Having risen in morning trading, the yield on 10-year bond yields dropped to 6.59, amid expectation that prime minister Silvio Berlusconi might lose yesterday’s key budgetary vote.
However, the result, which saw Mr Berlusconi win the budget vote, despite receiving the support of less than half of MPs, pushed the bond yields back up by 18 basis points, reflecting market doubts about Italy’s ability to enact austerity measures under his leadership.
Speculation that LCH Clearnet, Europe’s largest clearing house, could raise the margin it charges on Italian debt, also spooked investors.
Last November LCH Clearnet increased the margin requirements for customers trading Irish Government bonds, in the days preceding the IMF-EU bailout.
Italy’s 10-year bond yield stood at 6.77 per cent at 5pm in London, the most since the introduction of the 17-member currency in 1999. The difference in yield, or spread, over similar-maturity German securities widened to a record 497 basis points.
The cost of shorter-term Italian debt also continued to climb yesterday.

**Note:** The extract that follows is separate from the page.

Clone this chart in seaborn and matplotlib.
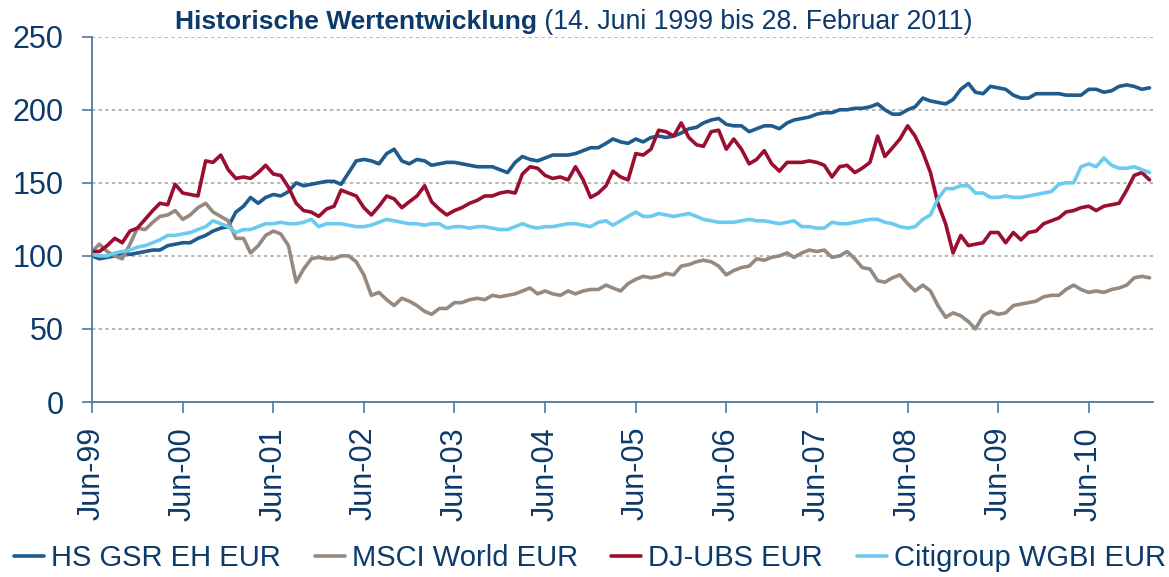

The Italian two-year note yield climbed 32 basis points to 6.37 per cent. It earlier climbed to as much as 6.44 per cent.
Also weighing on markets were comments from the ECB’s European Central Bank council member and Bundesbank president, Jens Weidmann, who said in a speech in Berlin that the ECB could not bail out governments by printing money.
The prohibition of monetary financing in the euro area “is one of the most important achievements in central banking” and “specifically for Germany, it is also a key lesson from the experience of hyperinflation after World War I,” he said.
There was some respite on the equity markets which appeared to take solace in the passing of the budgetary vote, though much of the gains reflected strong corporate results. France’s CAC advanced 1.5 per cent, Germany’s DAX Index rose 0.7 per cent, while in London the FTSE added 1.2 per cent. Volumes remained low according to traders.
In Dublin, the Iseq closed up 0.8 per cent, with most activity centred on domestic issues, after CRH announced it was moving its main listing to London.